* TO BE DONE: Do any lines in the data below contain "chart"? If so, copy every one of them.

Stored records
┄┄┄┄┄┄┄┄┄┄┄┄┄┄┄┄┄┄┄┄

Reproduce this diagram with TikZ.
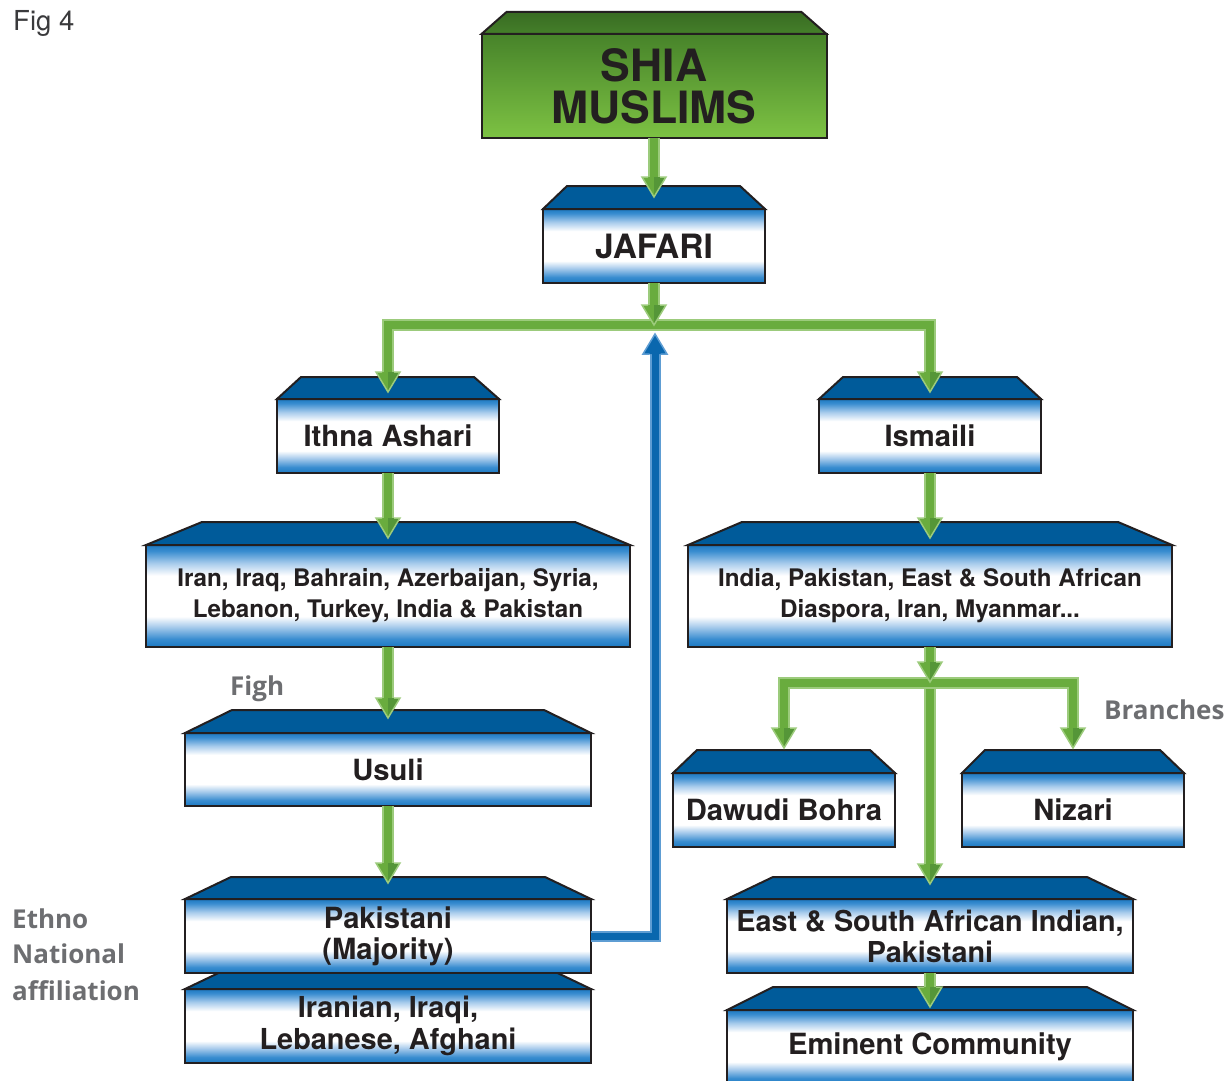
\documentclass[tikz,border=0pt]{standalone}
\usepackage{fontspec}
\setmainfont{TeX Gyre Heros}
\newfontfamily\labelfont{Open Sans}
\usetikzlibrary{calc}

% palette
\definecolor{ink}{HTML}{231F20}
\definecolor{faceblue}{HTML}{1C79C2}
\definecolor{edgeblue}{HTML}{3A8DD0}
\definecolor{paleblue}{HTML}{A9CCEC}
\definecolor{topblue}{HTML}{005B9A}
\definecolor{greenhi}{HTML}{9CCB7C}
\definecolor{greenmid}{HTML}{69AC3E}
\definecolor{greendark}{HTML}{559638}
\definecolor{bluehi}{HTML}{5E9DD3}
\definecolor{bluemid}{HTML}{0A67AE}
\definecolor{labelgray}{HTML}{6D6E71}
\definecolor{figgray}{HTML}{3A3A3C}
\definecolor{topgreenA}{HTML}{386B22}
\definecolor{topgreenB}{HTML}{45802A}
\definecolor{frontgreenA}{HTML}{47832A}
\definecolor{frontgreenB}{HTML}{7DC243}

% front face of the blue boxes: blue rims fading to a white band
\pgfdeclareverticalshading{blueface}{100bp}{%
  color(0bp)=(faceblue); color(25bp)=(faceblue);
  color(29bp)=(edgeblue); color(35bp)=(paleblue); color(40bp)=(white);
  color(60bp)=(white); color(66bp)=(paleblue); color(72bp)=(edgeblue);
  color(75bp)=(faceblue); color(100bp)=(faceblue)}

\tikzset{
  front/.style={draw=ink, line width=2pt, shade, shading=blueface,
    inner sep=0pt, outer sep=0pt, align=center, text=ink,
    font=\bfseries\fontsize{29.2}{31}\selectfont},
  greenfront/.style={front, top color=frontgreenA, bottom color=frontgreenB},
  topface/.style={draw=ink, line width=2pt, fill=topblue},
  greentop/.style={draw=ink, line width=2pt, top color=topgreenA, bottom color=topgreenB},
  gshaft/.style={draw=greenhi, line width=12pt},
  gcore/.style={draw=greenmid, line width=8pt},
  bshaft/.style={draw=bluehi, line width=11pt},
  bcore/.style={draw=bluemid, line width=7pt},
  sidelabel/.style={text=labelgray, inner sep=0pt, anchor=base west,
    font=\labelfont\bfseries\fontsize{26}{36}\selectfont},
  ghead/.pic={
    \fill[greenmid] (0,0) -- (-12,-20) -- (0,-20) -- cycle;
    \fill[greendark] (0,0) -- (12,-20) -- (0,-20) -- cycle;
    \draw[greenhi, line width=1.5pt] (-6,-20) -- (-12,-20) -- (0,0) -- (12,-20) -- (6,-20);
  },
  bhead/.pic={
    \fill[bluemid] (0,0) -- (-12,20) -- (12,20) -- cycle;
    \draw[bluehi, line width=1.5pt] (-5.5,20) -- (-12,20) -- (0,0) -- (12,20) -- (5.5,20);
  },
}

% sloped top face above a box: node, left inset, right inset, height
\newcommand\facetop[5][topface]{%
  \path[#1] (#2.north west) -- ([shift={(#3,-#5)}]#2.north west)
    -- ([shift={(-#4,-#5)}]#2.north east) -- (#2.north east) -- cycle;}
% two-tone connector shafts
\newcommand\greenline[1]{\draw[gshaft] #1; \draw[gcore] #1;}
\newcommand\blueline[1]{\draw[bshaft] #1; \draw[bcore] #1;}

\begin{document}
\begin{tikzpicture}[x=1pt, y=-1pt]
\useasboundingbox (0,0) rectangle (1231,1081);
\clip (0,0) rectangle (1231,1081);

% ---- boxes ----
\node[greenfront, minimum width=345pt, minimum height=104pt,
      font=\bfseries\fontsize{44.5}{42}\selectfont] (shia) at (654,86) {SHIA\\MUSLIMS};
\facetop[greentop]{shia}{25}{25}{22}

\node[front, minimum width=222pt, minimum height=74pt,
      font=\bfseries\fontsize{33.5}{36}\selectfont] (jafari) at (654,246) {JAFARI};
\facetop{jafari}{24}{25}{23}

\node[front, minimum width=222pt, minimum height=74pt] (ithna) at (388,436) {Ithna Ashari};
\facetop{ithna}{24}{25}{22}
\node[front, minimum width=222pt, minimum height=74pt] (ismaili) at (930,436) {Ismaili};
\facetop{ismaili}{24}{24}{22}

\node[front, minimum width=484pt, minimum height=102pt,
      font=\bfseries\fontsize{24.2}{31}\selectfont] (iran) at (388,596)
      {Iran, Iraq, Bahrain, Azerbaijan, Syria,\\Lebanon, Turkey, India \& Pakistan};
\facetop{iran}{56}{55}{23}
\node[front, minimum width=484pt, minimum height=102pt,
      font=\bfseries\fontsize{24.2}{31}\selectfont] (india) at (930,596)
      {India, Pakistan, East \& South African\\Diaspora, Iran, Myanmar...};
\facetop{india}{54}{54}{23}

\node[front, minimum width=406pt, minimum height=73pt] (usuli) at (388,769.5) {Usuli};
\facetop{usuli}{47}{47}{23}

\node[front, minimum width=406pt, minimum height=74pt,
      font=\bfseries\fontsize{28.9}{32}\selectfont] (iranian) at (388,1026)
      {Iranian, Iraqi,\\Lebanese, Afghani};
\facetop{iranian}{46}{46}{22}
\node[front, minimum width=406pt, minimum height=74pt] (pak) at (388,936)
      {Pakistani\\(Majority)};
\facetop{pak}{46}{46}{22}

\node[front, minimum width=222pt, minimum height=74pt] (dawudi) at (784,810) {Dawudi Bohra};
\facetop{dawudi}{24}{25}{23}
\node[front, minimum width=222pt, minimum height=74pt] (nizari) at (1073,810) {Nizari};
\facetop{nizari}{23}{24}{23}

\node[front, minimum width=406pt, minimum height=74pt,
      font=\bfseries\fontsize{28.8}{31}\selectfont] (east) at (930,936)
      {East \& South African Indian,\\Pakistani};
\facetop{east}{46}{46}{22}
\node[front, minimum width=406pt, minimum height=74pt] (eminent) at (930,1047) {Eminent Community};
\facetop{eminent}{46}{46}{23}

% ---- junction points ----
\coordinate (hub) at (654,325);
\coordinate (fork) at (930,683);

% ---- green connectors ----
\greenline{(shia.south) -- ($(jafari.north)+(0,-32)$)}
\pic at ($(jafari.north)+(0,-12)$) {ghead};

\greenline{($(ithna.north)+(0,-27)$) |- (hub) -| ($(ismaili.north)+(0,-27)$)}
\pic at ($(ithna.north)+(0,-7)$) {ghead};
\pic at ($(ismaili.north)+(0,-7)$) {ghead};
\greenline{(jafari.south) -- ($(hub)+(0,-20)$)}
\pic at (hub) {ghead};

\greenline{(ithna.south) -- ($(iran.north)+(0,-27)$)}
\pic at ($(iran.north)+(0,-7)$) {ghead};
\greenline{(ismaili.south) -- ($(india.north)+(0,-27)$)}
\pic at ($(india.north)+(0,-7)$) {ghead};

\greenline{(iran.south) -- ($(usuli.north)+(0,-35)$)}
\pic at ($(usuli.north)+(0,-15)$) {ghead};
\greenline{(usuli.south) -- ($(pak.north)+(0,-36)$)}
\pic at ($(pak.north)+(0,-16)$) {ghead};

\greenline{(fork) -- ($(east.north)+(0,-35)$)}
\pic at ($(east.north)+(0,-15)$) {ghead};
\greenline{($(dawudi.north)+(0,-45)$) |- (fork) -| ($(nizari.north)+(0,-45)$)}
\pic at ($(dawudi.north)+(0,-25)$) {ghead};
\pic at ($(nizari.north)+(0,-25)$) {ghead};
\greenline{(india.south) -- ($(fork)+(0,-21)$)}
\pic at ($(fork)+(0,-1)$) {ghead};

\greenline{(east.south) -- ($(eminent.north)+(0,-23)$)}
\pic at ($(eminent.north)+(0,-3)$) {ghead};

% ---- blue feedback connector ----
\blueline{(pak.east) -| ($(hub)+(1,29)$)}
\pic at ($(hub)+(1,9)$) {bhead};

% ---- side labels ----
\node[anchor=base west, inner sep=0pt, text=figgray,
      font=\fontsize{27.5}{30}\selectfont] (fig) at (13,31) {Fig 4};
\node[sidelabel] (figh) at (230,695) {Figh};
\node[sidelabel] (branches) at (1104,719) {Branches};
\node[sidelabel] (ethno) at (12,928) {Ethno};
\node[sidelabel] (national) at (12,963) {National};
\node[sidelabel] (affil) at (12,1000) {affiliation};
\end{tikzpicture}
\end{document}
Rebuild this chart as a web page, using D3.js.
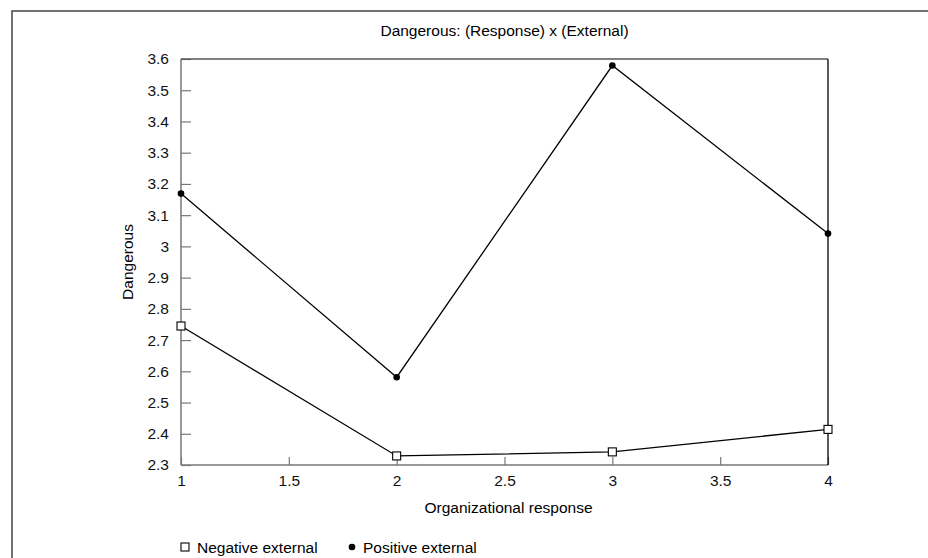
<!DOCTYPE html>
<html>
<head>
<meta charset="utf-8">
<script src="https://cdn.jsdelivr.net/npm/d3@7"></script>
<style>
  body { margin: 0; background: #fff; }
  svg { display: block; font-family: "Liberation Sans", Arial, sans-serif; }
  .axis path { display: none; }
  .axis line { stroke: #777; stroke-width: 1.2; }
  .axis text { font-size: 15.5px; fill: #111; }
</style>
</head>
<body>
<svg id="chart"></svg>
<script>
var responses = [1, 2, 3, 4];
var negativeExternal = [2.745, 2.329, 2.342, 2.414];
var positiveExternal = [3.169, 2.581, 3.579, 3.041];
var xTicks = [1, 1.5, 2, 2.5, 3, 3.5, 4];
var yTicks = [2.3, 2.4, 2.5, 2.6, 2.7, 2.8, 2.9, 3, 3.1, 3.2, 3.3, 3.4, 3.5, 3.6];
var seriesNames = ["Negative external", "Positive external"];

var width = 928, height = 558;
var padLeft = 181, padRight = 828, padTop = 59, padBottom = 465;

var svg = d3.select("#chart").attr("width", width).attr("height", height);

// outer frame (runs off the right and bottom edges)
svg.append("rect")
    .attr("x", 12).attr("y", 11)
    .attr("width", 940).attr("height", 600)
    .attr("fill", "none")
    .attr("stroke", "#444")
    .attr("stroke-width", 1.5);

var x = d3.scaleLinear().domain([1, 4]).range([padLeft, padRight]);
var y = d3.scaleLinear().domain([2.3, 3.6]).range([padBottom, padTop]);

var fmt = function(d) { return String(+d.toFixed(1)); };

svg.append("g")
    .attr("class", "axis")
    .attr("transform", "translate(0," + padBottom + ")")
    .call(d3.axisBottom(x).tickValues(xTicks).tickFormat(fmt).tickSize(-8).tickPadding(10));

svg.append("g")
    .attr("class", "axis")
    .attr("transform", "translate(" + padLeft + ",0)")
    .call(d3.axisLeft(y).tickValues(yTicks).tickFormat(fmt).tickSize(-10).tickPadding(12));

// plot frame: gray left/bottom, black top/right
svg.append("line").attr("x1", padLeft).attr("x2", padLeft).attr("y1", padTop).attr("y2", padBottom)
    .attr("stroke", "#777").attr("stroke-width", 1.5);
svg.append("line").attr("x1", padLeft).attr("x2", padRight).attr("y1", padBottom).attr("y2", padBottom)
    .attr("stroke", "#777").attr("stroke-width", 1.5);
svg.append("line").attr("x1", padLeft).attr("x2", padRight).attr("y1", padTop).attr("y2", padTop)
    .attr("stroke", "#555").attr("stroke-width", 1.5);
svg.append("line").attr("x1", padRight).attr("x2", padRight).attr("y1", padTop).attr("y2", padBottom)
    .attr("stroke", "#000").attr("stroke-width", 1.3);

var line = d3.line()
    .x(function(d, i) { return x(responses[i]); })
    .y(function(d) { return y(d); });

[negativeExternal, positiveExternal].forEach(function(vals) {
    svg.append("path")
        .datum(vals)
        .attr("d", line)
        .attr("fill", "none")
        .attr("stroke", "#000")
        .attr("stroke-width", 1.3);
});

svg.selectAll("rect.neg")
    .data(negativeExternal)
    .enter()
    .append("rect")
    .attr("class", "neg")
    .attr("x", function(d, i) { return x(responses[i]) - 4; })
    .attr("y", function(d) { return y(d) - 4; })
    .attr("width", 8).attr("height", 8)
    .attr("fill", "#fff").attr("stroke", "#000").attr("stroke-width", 1.1);

svg.selectAll("circle.pos")
    .data(positiveExternal)
    .enter()
    .append("circle")
    .attr("class", "pos")
    .attr("cx", function(d, i) { return x(responses[i]); })
    .attr("cy", function(d) { return y(d); })
    .attr("r", 3.3)
    .attr("fill", "#000");

// titles
svg.append("text")
    .attr("x", (padLeft + padRight) / 2).attr("y", 36)
    .attr("text-anchor", "middle")
    .style("font-size", "15.5px")
    .text("Dangerous: (Response) x (External)");

svg.append("text")
    .attr("x", (padLeft + padRight) / 2 + 4).attr("y", 513)
    .attr("text-anchor", "middle")
    .style("font-size", "15.5px")
    .text("Organizational response");

svg.append("text")
    .attr("transform", "translate(133," + ((padTop + padBottom) / 2) + ") rotate(-90)")
    .attr("text-anchor", "middle")
    .style("font-size", "15.5px")
    .text("Dangerous");

// legend
var legend = svg.append("g").attr("transform", "translate(0,547)");
legend.append("rect")
    .attr("x", 181).attr("y", -4).attr("width", 8).attr("height", 8)
    .attr("fill", "#fff").attr("stroke", "#000").attr("stroke-width", 1.1);
legend.append("text").attr("x", 197).attr("y", 5.5)
    .style("font-size", "15.5px").text(seriesNames[0]);
legend.append("circle")
    .attr("cx", 352).attr("cy", 0).attr("r", 3.3).attr("fill", "#000");
legend.append("text").attr("x", 363).attr("y", 5.5)
    .style("font-size", "15.5px").text(seriesNames[1]);
</script>
</body>
</html>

┄┄┄┄┄┄┄┄┄┄┄┄┄┄┄┄┄┄┄┄

* RESPONSE FOR THIS EXERCISE:
Rebuild this chart as a web page, using D3.js.
<svg id="chart"></svg>
var svg = d3.select("#chart").attr("width", width).attr("height", height);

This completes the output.